+++ RECORDS PROVIDED +++

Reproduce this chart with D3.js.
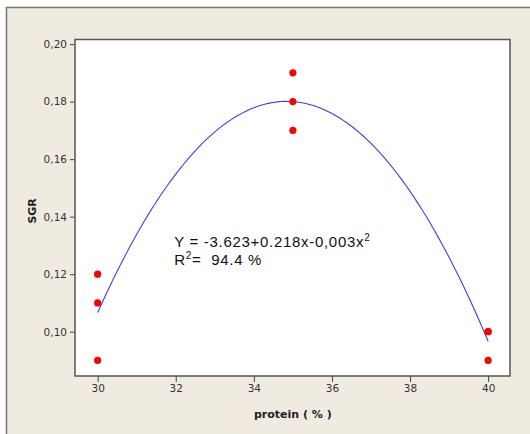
<!DOCTYPE html>
<html>
<head>
<meta charset="utf-8">
<script src="https://cdn.jsdelivr.net/npm/d3@7"></script>
<style>
  body { margin: 0; background: #fff; }
  .tick text { font-family: "DejaVu Sans", sans-serif; font-size: 10.5px; fill: #333; }
  .axisTitle { font-family: "DejaVu Sans", sans-serif; font-size: 11px; font-weight: bold; fill: #222; }
  .eq { font-family: "Liberation Sans", Arial, sans-serif; font-size: 15px; letter-spacing: 0.7px; fill: #111; white-space: pre; }
</style>
</head>
<body>
<div class="chart"></div>
<script>
var proteinLevels = [30, 30, 30, 35, 35, 35, 40, 40, 40];
var sgrValues = [0.12, 0.11, 0.09, 0.19, 0.18, 0.17, 0.10, 0.10, 0.09];
var xTicks = [30, 32, 34, 36, 38, 40];
var yTicks = [0.10, 0.12, 0.14, 0.16, 0.18, 0.20];

var svgWidth = 530;
var svgHeight = 434;

var margin = { top: 39.5, right: 20, bottom: 58, left: 75 };
var width = 510 - margin.left;
var height = 376 - margin.top;

var svg = d3.select(".chart")
  .append("svg")
  .attr("width", svgWidth)
  .attr("height", svgHeight);

// beige panel with left/top frame
svg.append("rect")
  .attr("x", 7).attr("y", 7.5)
  .attr("width", svgWidth - 7).attr("height", svgHeight - 7.5)
  .attr("fill", "#efebe1");
svg.append("path")
  .attr("d", "M6.5," + svgHeight + "V7.5H" + svgWidth)
  .attr("fill", "none")
  .attr("stroke", "#777")
  .attr("stroke-width", 1.5);

var chartGroup = svg.append("g")
  .attr("transform", `translate(${margin.left}, ${margin.top})`);

var xScale = d3.scaleLinear()
  .domain([29.42, 40.56])
  .range([0, width]);

var yScale = d3.scaleLinear()
  .domain([0.0846, 0.2016])
  .range([height, 0]);

chartGroup.append("rect")
  .attr("width", width)
  .attr("height", height)
  .attr("fill", "#fff");

var bottomAxis = d3.axisBottom(xScale)
  .tickValues(xTicks)
  .tickSize(6)
  .tickPadding(3)
  .tickFormat(d3.format("d"));

var leftAxis = d3.axisLeft(yScale)
  .tickValues(yTicks)
  .tickSize(5)
  .tickPadding(3)
  .tickFormat(d => d3.format(".2f")(d).replace(".", ","));

var gx = chartGroup.append("g")
  .attr("transform", `translate(0, ${height})`)
  .call(bottomAxis);
var gy = chartGroup.append("g")
  .call(leftAxis);
[gx, gy].forEach(g => {
  g.select(".domain").remove();
  g.selectAll(".tick line").attr("stroke", "#444");
});

// quadratic least-squares fit of SGR on protein
var S = [0, 0, 0, 0, 0], T = [0, 0, 0];
proteinLevels.forEach((x, i) => {
  for (var k = 0; k < 5; k++) S[k] += Math.pow(x, k);
  for (var k = 0; k < 3; k++) T[k] += Math.pow(x, k) * sgrValues[i];
});
var A = [[S[0], S[1], S[2], T[0]], [S[1], S[2], S[3], T[1]], [S[2], S[3], S[4], T[2]]];
for (var c = 0; c < 3; c++) {
  for (var r = c + 1; r < 3; r++) {
    var f = A[r][c] / A[c][c];
    for (var k = c; k < 4; k++) A[r][k] -= f * A[c][k];
  }
}
var coef = [0, 0, 0];
for (var r = 2; r >= 0; r--) {
  var s = A[r][3];
  for (var k = r + 1; k < 3; k++) s -= A[r][k] * coef[k];
  coef[r] = s / A[r][r];
}
var fitX = d3.range(30, 40.001, 0.1);
var line = d3.line()
  .x(d => xScale(d))
  .y(d => yScale(coef[0] + coef[1] * d + coef[2] * d * d));

chartGroup.append("path")
  .datum(fitX)
  .attr("d", line)
  .attr("fill", "none")
  .attr("stroke", "#3c3cff")
  .attr("stroke-width", 1.1);

chartGroup.selectAll(".pt")
  .data(proteinLevels)
  .enter()
  .append("circle")
  .attr("class", "pt")
  .attr("cx", d => xScale(d))
  .attr("cy", (d, i) => yScale(sgrValues[i]))
  .attr("r", 3.6)
  .attr("fill", "#ff0000");

// plot border
chartGroup.append("rect")
  .attr("width", width)
  .attr("height", height)
  .attr("fill", "none")
  .attr("stroke", "#555")
  .attr("stroke-width", 1.5);

// equation text
var eq = chartGroup.append("text")
  .attr("class", "eq")
  .attr("x", xScale(31.96))
  .attr("y", yScale(0.1296));
eq.append("tspan").text("Y = -3.623+0.218x-0,003x");
eq.append("tspan").attr("dy", -6).attr("font-size", "10px").text("2");

var r2 = chartGroup.append("text")
  .attr("class", "eq")
  .attr("x", xScale(31.96))
  .attr("y", yScale(0.1231));
r2.append("tspan").text("R");
r2.append("tspan").attr("dy", -6).attr("font-size", "10px").text("2");
r2.append("tspan").attr("dy", 6).text("=  94.4 %");

// axis titles
chartGroup.append("text")
  .attr("class", "axisTitle")
  .attr("transform", "rotate(-90)")
  .attr("x", -(yScale(0.142)))
  .attr("y", 36 - margin.left)
  .attr("text-anchor", "middle")
  .text("SGR");

chartGroup.append("text")
  .attr("class", "axisTitle")
  .attr("x", xScale(35))
  .attr("y", height + 42)
  .attr("text-anchor", "middle")
  .text("protein ( % )");
</script>
</body>
</html>
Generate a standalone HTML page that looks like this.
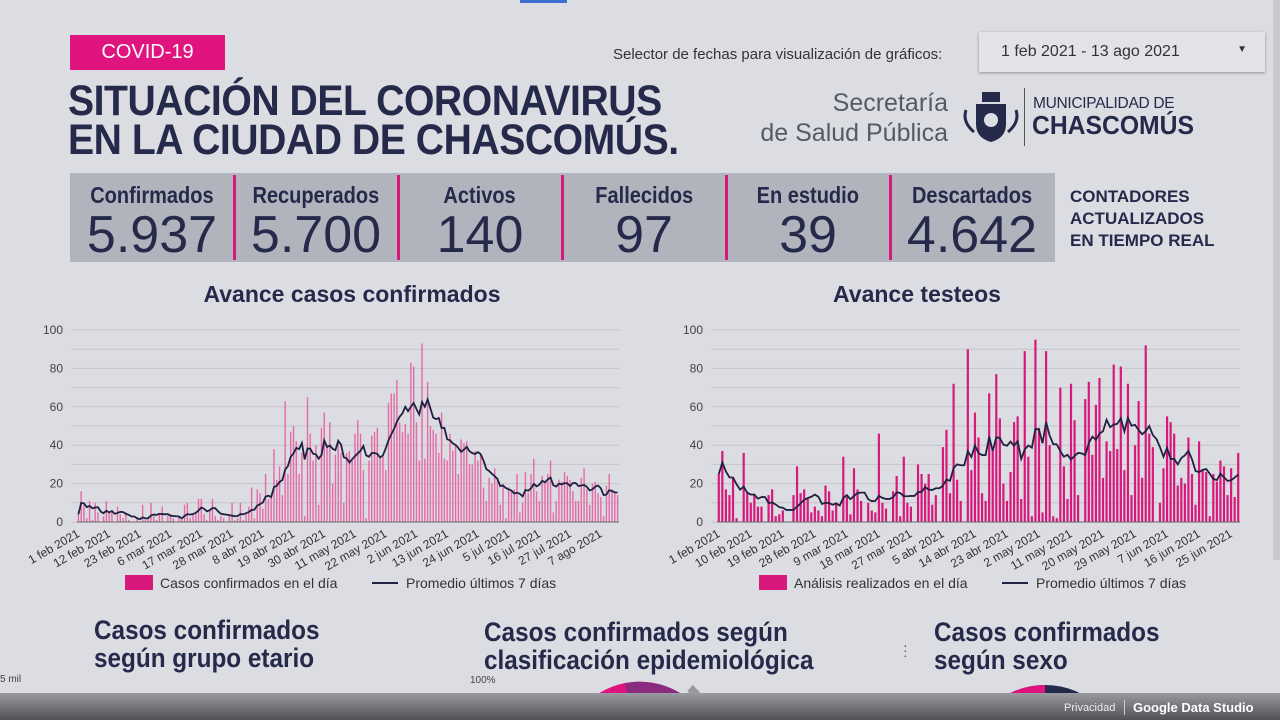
<!DOCTYPE html>
<html><head><meta charset="utf-8">
<style>
*{margin:0;padding:0;box-sizing:border-box}
html,body{overflow:hidden}
body{width:1280px;height:728px;background:#dcdde2;font-family:"Liberation Sans",sans-serif;position:relative;overflow:hidden;color:#262a4a}
.abs{position:absolute}
.cell{position:absolute;top:173px;height:89px;width:164px;text-align:center}
.cell .l{font-weight:bold;font-size:23px;margin-top:9px;display:inline-block;transform:scaleX(.87);white-space:nowrap}
.cell .n{font-size:52px;line-height:52px;margin-top:0px}
.sep{position:absolute;top:175px;width:3px;height:85px;background:#d4187c}
.bt{font-weight:bold;font-size:27px;line-height:28px;transform:scaleX(.9);transform-origin:left top;white-space:nowrap}
</style></head><body>
<div class="abs" style="left:520px;top:0;width:47px;height:3px;background:#3b6fd1"></div>
<div class="abs" style="left:70px;top:35px;width:155px;height:35px;background:#e0147f;color:#fff;font-size:20px;line-height:35px;text-align:center">COVID-19</div>
<div class="abs" style="left:68px;top:82px;font-weight:bold;font-size:43px;line-height:39px;letter-spacing:-0.5px;transform:scaleX(.91);transform-origin:left top;white-space:nowrap">SITUACIÓN DEL CORONAVIRUS<br>EN LA CIUDAD DE CHASCOMÚS.</div>
<div class="abs" style="left:613px;top:46px;font-size:15px;color:#333">Selector de fechas para visualización de gráficos:</div>
<div class="abs" style="left:979px;top:32px;width:286px;height:40px;background:#e2e3e7;box-shadow:0 1px 3px rgba(0,0,0,.35);font-size:16px;color:#333;padding:11px 0 0 22px">1 feb 2021 - 13 ago 2021<span style="position:absolute;right:18px;top:12px;font-size:10px">▼</span></div>
<div class="abs" style="left:740px;top:88px;width:208px;text-align:right;font-size:25px;line-height:30px;color:#555a66">Secretaría<br>de Salud Pública</div>
<svg class="abs" style="left:962px;top:90px" width="58" height="56"><rect x="20" y="2" width="18" height="10" fill="#262a4a"/><path d="M14 14h30v20q0 14-15 18q-15-4-15-18z" fill="#262a4a"/><circle cx="29" cy="30" r="7" fill="#dcdde2"/><path d="M4 20q-4 12 8 22M54 20q4 12-8 22" stroke="#262a4a" stroke-width="3" fill="none"/></svg>
<div class="abs" style="left:1024px;top:88px;width:1px;height:58px;background:#555"></div>
<div class="abs" style="left:1033px;top:95px;font-size:15.5px;color:#262a4a;letter-spacing:-0.3px">MUNICIPALIDAD DE</div>
<div class="abs" style="left:1032px;top:110px;font-size:26px;font-weight:bold;color:#262a4a;transform:scaleX(.95);transform-origin:left top">CHASCOMÚS</div>
<div class="abs" style="left:70px;top:173px;width:985px;height:89px;background:#b2b4bd"></div>
<div class="cell" style="left:70px"><div class="l">Confirmados</div><div class="n">5.937</div></div>
<div class="cell" style="left:234px"><div class="l">Recuperados</div><div class="n">5.700</div></div>
<div class="cell" style="left:398px"><div class="l">Activos</div><div class="n">140</div></div>
<div class="cell" style="left:562px"><div class="l">Fallecidos</div><div class="n">97</div></div>
<div class="cell" style="left:726px"><div class="l">En estudio</div><div class="n">39</div></div>
<div class="cell" style="left:890px"><div class="l">Descartados</div><div class="n">4.642</div></div>
<div class="sep" style="left:233px"></div>
<div class="sep" style="left:397px"></div>
<div class="sep" style="left:561px"></div>
<div class="sep" style="left:725px"></div>
<div class="sep" style="left:889px"></div>
<div class="abs" style="left:1070px;top:186px;font-weight:bold;font-size:17px;line-height:22px">CONTADORES<br>ACTUALIZADOS<br>EN TIEMPO REAL</div>
<div class="abs" style="left:152px;top:281px;width:400px;text-align:center;font-weight:bold;font-size:23px">Avance casos confirmados</div>
<div class="abs" style="left:717px;top:281px;width:400px;text-align:center;font-weight:bold;font-size:23px">Avance testeos</div>
<svg class="abs" id="c1" style="left:0;top:310px" width="640" height="290"></svg>
<svg class="abs" id="c2" style="left:640px;top:310px" width="640" height="290"></svg>
<div class="abs bt" style="left:94px;top:616px">Casos confirmados<br>según grupo etario</div>
<div class="abs bt" style="left:484px;top:618px">Casos confirmados según<br>clasificación epidemiológica</div>
<div class="abs bt" style="left:934px;top:618px">Casos confirmados<br>según sexo</div>
<div class="abs" style="left:903px;top:643px;font-size:14px;color:#555;line-height:5px">·<br>·<br>·</div>
<div class="abs" style="left:0;top:674px;font-size:10px;color:#444">5 mil</div>
<div class="abs" style="left:470px;top:675px;font-size:10px;color:#444">100%</div>
<svg class="abs" style="left:0;top:680px" width="1280" height="48">
<circle cx="640" cy="80" r="78" fill="#262a4a"/><path d="M640 80L562 80A78 78 0 0 1 625 3z" fill="#e0147f"/><path d="M640 80L625 3A78 78 0 0 1 680 13z" fill="#8a2a80"/>
<path d="M690 8A78 78 0 0 1 716 60" stroke="#999" stroke-width="8" fill="none"/>
<text x="646" y="20" font-size="9" fill="#ccc" font-family="Liberation Sans">7,9%</text>
<circle cx="1045" cy="85" r="80" fill="#262a4a"/><path d="M1045 85L965 85A80 80 0 0 1 1045 5z" fill="#e0147f"/></svg>
<div class="abs" style="left:0;top:693px;width:1280px;height:27px;background:linear-gradient(#9a9ba0,#505156)"></div>
<div class="abs" style="left:0;top:720px;width:1280px;height:8px;background:#fff"></div>
<div class="abs" style="left:1064px;top:702px;font-size:11px;color:#eee">Privacidad</div>
<div class="abs" style="left:1124px;top:700px;font-size:13px;color:#fff;font-weight:bold;border-left:1px solid #ccc;padding-left:8px">Google Data Studio</div>
<div class="abs" style="left:1273px;top:0;width:7px;height:560px;background:#c8c9cd"></div>
<script>
const NS='http://www.w3.org/2000/svg';
const confDaily=[4,16,9,2,11,1,10,5,0,3, 11,5,6,0,8,4,2,5,1,0, 0,2,0,9,1,2,10,3,
1,4,8,0,3,4,2,0,3,1, 9,10,2,4,4,12,12,4,1,6, 12,3,1,3,2,0,4,10,1,2,10,
1,4,8,18,2,17,15,7,25,12, 13,38,22,29,14,63,25,47,50,42, 25,36,3,65,46,32,40,9,49,57,
40,52,20,35,43,36,10,36,37,32, 46,53,46,27,2,32,45,47,49,33, 35,27,62,67,67,74,52,47,51,46,83,
81,52,32,93,33,73,50,48,46,36, 57,33,32,46,37,40,25,43,41,42, 30,30,37,32,35,18,11,23,20,28,
22,9,20,2,18,16,17,25,5,10, 26,15,25,33,16,11,24,21,25,32, 5,11,22,21,26,24,22,16,11,11,23,
28,17,9,20,21,15,13,3,19,25,17,16,14];
const confTicks=['1 feb 2021','12 feb 2021','23 feb 2021','6 mar 2021','17 mar 2021','28 mar 2021','8 abr 2021','19 abr 2021','30 abr 2021','11 may 2021','22 may 2021','2 jun 2021','13 jun 2021','24 jun 2021','5 jul 2021','16 jul 2021','27 jul 2021','7 ago 2021'];
const testDaily=[25,37,17,14,23,2,0,36,15,10, 14,8,8,0,14,17,3,4,6,0, 0,14,29,15,17,12,5,8,
6,3,19,16,6,10,0,34,13,4, 28,17,11,0,10,6,5,46,10,7, 0,16,24,3,34,10,8,0,30,25,20,
25,9,14,0,39,48,15,72,22,11, 0,90,27,57,44,15,11,67,38,77, 54,20,11,26,52,55,12,89,34,3,
95,49,5,89,40,3,2,70,29,12, 72,53,14,0,64,73,35,61,75,23, 42,37,82,38,81,27,72,14,40,63,23,
92,46,39,0,10,28,55,52,46,19, 23,20,44,25,9,42,27,26,3,25, 21,32,29,14,28,13,36];
const testTicks=['1 feb 2021','10 feb 2021','19 feb 2021','28 feb 2021','9 mar 2021','18 mar 2021','27 mar 2021','5 abr 2021','14 abr 2021','23 abr 2021','2 may 2021','11 may 2021','20 may 2021','29 may 2021','7 jun 2021','16 jun 2021','25 jun 2021'];
const yTicks=[0,20,40,60,80,100];
function avg7(a){return a.map((v,i)=>{let s=0,n=0;for(let j=Math.max(0,i-6);j<=i;j++){s+=a[j];n++;}return s/n;});}
function mk(p,tag,at){const e=document.createElementNS(NS,tag);for(const k in at)e.setAttribute(k,at[k]);p.appendChild(e);return e;}
function draw(id,data,ticks,step,x0,x1,barW,barCol,legend){
 const svg=document.getElementById(id);const yT=20,yB=212;
 const y=v=>yB-(v/100)*(yB-yT);const bw=(x1-x0)/data.length;const x=i=>x0+bw*(i+0.5);
 for(let g=0;g<=100;g+=10){const l=mk(svg,'line',{x1:x0-6,x2:x1,y1:y(g),y2:y(g),stroke:'#c3c4ca','stroke-width':1});
 
 }
 yTicks.forEach(t=>{const tx=mk(svg,'text',{x:x0-14,y:y(t)+4,'text-anchor':'end','font-size':12,fill:'#444','font-family':'Liberation Sans'});tx.textContent=t;
 
 });
 data.forEach((v,i)=>{const r=mk(svg,'rect',{x:x(i)-barW/2,y:y(v),width:barW,height:yB-y(v),fill:barCol});
 
 });
 const av=avg7(data);
 const pl=mk(svg,'polyline',{points:av.map((v,i)=>x(i)+','+y(v)).join(' '),fill:'none',stroke:'#1f2240','stroke-width':1.8});
 
 
 mk(svg,'line',{x1:x0,x2:x1,y1:yB,y2:yB,stroke:'#666','stroke-width':1});
 ticks.forEach((t,k)=>{const tx=x(k*step)+2;const e=mk(svg,'text',{x:tx,y:yB+14,'text-anchor':'end','font-size':12,fill:'#333','font-family':'Liberation Sans',transform:`rotate(-30 ${tx} ${yB+14})`});e.textContent=t;
 
 });
 const lx=legend[0];
 const lr=mk(svg,'rect',{x:lx,y:265,width:28,height:15,fill:'#d8187c'});
 
 
 const t1=mk(svg,'text',{x:lx+35,y:278,'font-size':14,fill:'#333','font-family':'Liberation Sans'});t1.textContent=legend[1];
 
 
 const ll=mk(svg,'line',{x1:legend[2],x2:legend[2]+26,y1:273,y2:273,stroke:'#1f2240','stroke-width':2});
 
 
 const t2=mk(svg,'text',{x:legend[2]+34,y:278,'font-size':14,fill:'#333','font-family':'Liberation Sans'});t2.textContent='Promedio últimos 7 días';
 
 
}
draw('c1',confDaily,confTicks,11,77,619,1.4,'#e46aa8',[125,'Casos confirmados en el día',372]);
draw('c2',testDaily,testTicks,9,77,600,2.2,'#d8187c',[119,'Análisis realizados en el día',362]);
</script>
</body></html>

+++

*TASK DESCRIPTION*
Restate, line by line and word for word, everything from the top of the material through the line that contains "var yTicks = [0.10, 0.12, 0.14, 0.16, 0.18, 0.20];". Leave pictures out.

*REPLY*
Reproduce this chart with D3.js.
<!DOCTYPE html>
<html>
<head>
<meta charset="utf-8">
<script src="https://cdn.jsdelivr.net/npm/d3@7"></script>
<style>
  body { margin: 0; background: #fff; }
  .tick text { font-family: "DejaVu Sans", sans-serif; font-size: 10.5px; fill: #333; }
  .axisTitle { font-family: "DejaVu Sans", sans-serif; font-size: 11px; font-weight: bold; fill: #222; }
  .eq { font-family: "Liberation Sans", Arial, sans-serif; font-size: 15px; letter-spacing: 0.7px; fill: #111; white-space: pre; }
</style>
</head>
<body>
<div class="chart"></div>
<script>
var proteinLevels = [30, 30, 30, 35, 35, 35, 40, 40, 40];
var sgrValues = [0.12, 0.11, 0.09, 0.19, 0.18, 0.17, 0.10, 0.10, 0.09];
var xTicks = [30, 32, 34, 36, 38, 40];
var yTicks = [0.10, 0.12, 0.14, 0.16, 0.18, 0.20];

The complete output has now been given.